SANTA CRUZ, Philippines (Reuters) - His brother kept telling him that the mine would reopen and he would be hired again: but when Winston Ordonez didn’t get a call from a mining firm, he took a laptop charger cable, tied it around his neck and hanged himself in his kitchen.
Ordonez worked at the nickel mine operated by Eramen Minerals Inc near Santa Cruz, a town in the mountains of the northern Philippines, that was suspended for environmental offences in July and later ordered to shut for good. He took his own life in September.
“He became depressed. He said his life was worthless,” his widow, Leni Modelo, told Reuters from their home where she is now raising their seven-year-old boy on her own. “He tried to find work in city hall but there was none.”
The Philippines is the world’s top nickel ore supplier and China’s huge demand for the raw material that makes stainless steel meant there was long a captive market for the four big mines in the Santa Cruz area.

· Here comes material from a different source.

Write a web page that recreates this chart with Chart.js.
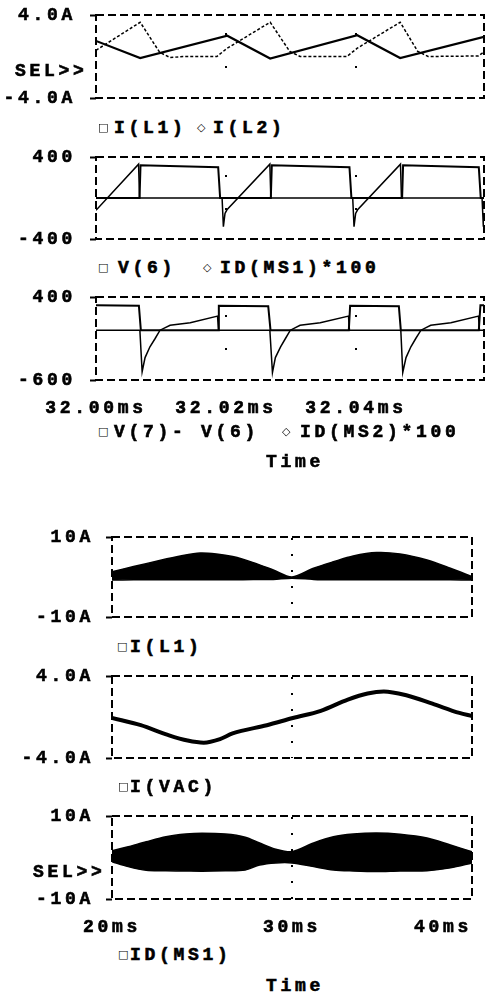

But the suspension and closure of the mines by Environment and Natural Resources Secretary Regina Lopez has meant thousands of jobs have disappeared here. A crusader for the environment, Lopez has ordered the shutdown of 23 of the country’s 41 operating mines. She stepped up her crackdown on Tuesday, cancelling almost a third of the country’s contracts for undeveloped mines.
The mining sector employed 219,000 people as of end-September last year, according to government data. But the planned closures and the suspension of another five mines will affect about 1.2 million people, including families and businesses that rely on mining for a livelihood, according to Artemio Disini, head of the Chamber of Mines of the Philippines.
At Eramen’s mine, company president Enrique Fernandez said headcount had dropped to 150 from more than 1,000 previously and more workers could go by the end of this month.
In a nearby mine run by Zambales Diversified Metals Corp (ZDMC), owned by property-to-power firm DMCI Holdings Inc, the number in work has fallen to under 50 from a peak of 1,200, said Hendrik Martin, manager at ZDMC.
Ronald Esquiray, 39, was among those laid off. He now weaves bamboo strips to make walls for small huts, which pays half of what he used to earn in a day.
Many who lost their jobs tried their luck in Manila, Esquiray said, including his 20-year-old son who found work at a construction project.
Many residents of Santa Cruz won’t miss the mining. They say it denuded mountains, leading to heavy flooding in valley villages. Locals also blame the mines for the siltation of farmlands and rivers, and the destruction of the main road that heavy trucks used to rumble along carrying ore to the port.
Martin from ZDMC said mining is demonised so routinely in sermons at his local church that he has stopped attending the weekly service.
When it rains heavily here, thick mud rolls down from mine sites in the mountains, contaminating farmlands and streams below with nickel laterite ore.
Mining companies scrape the laterite off planting areas, but farmers and residents say it is only pushed to the side, submerging parts of houses. And the crop yield is far smaller than before, forcing farmers to use more fertilizer.
Rice farmer Eduardo Morano lost money on his last crop as the harvest from his one-hectare plot more than halved. “I had to sell one of my animals to pay off debt. Then I had to take a new loan to buy more fertilizer,” he said.
The siltation has spread to rivers, said Edgardo Obra, vice chairman of the Concerned Citizens of Santa Cruz, pointing to one that he says had almost dried up because of the silt. “Kids used to dive here.”
Fishermen have to go farther into sea due to the sediment build-up closer to land, he said, adding that only a few town officials benefit from the funds allocated by mining companies to help communities around them.
“I feel like we were fooled,” said Obra, a Baptist pastor. As a former village official, he approved mining in the area but was dismayed two years later by the environmental damage.
As in Santa Cruz, opinions in government are divided on Lopez’s campaign. President Rodrigo Duterte has supported her decision to shut erring mines but his finance minister, Carlos Dominguez, wants a review of the order.
“When you take action like closing a mine, there are other considerations to be taken,” Dominguez said after a five-hour meeting with Lopez and other officials last week.
Countering accusations that he has a vested interest, Dominguez said he has no mine investments and has not been involved in the sector since 2006.
Miners have also questioned the appointment of Lopez, a former yoga missionary who describes herself as an eco-warrior.
Among them is Dante Bravo, president of nickel ore producer Global Ferronickel Holdings Inc, who says Lopez was “overwhelmed by her emotion without putting science into consideration”.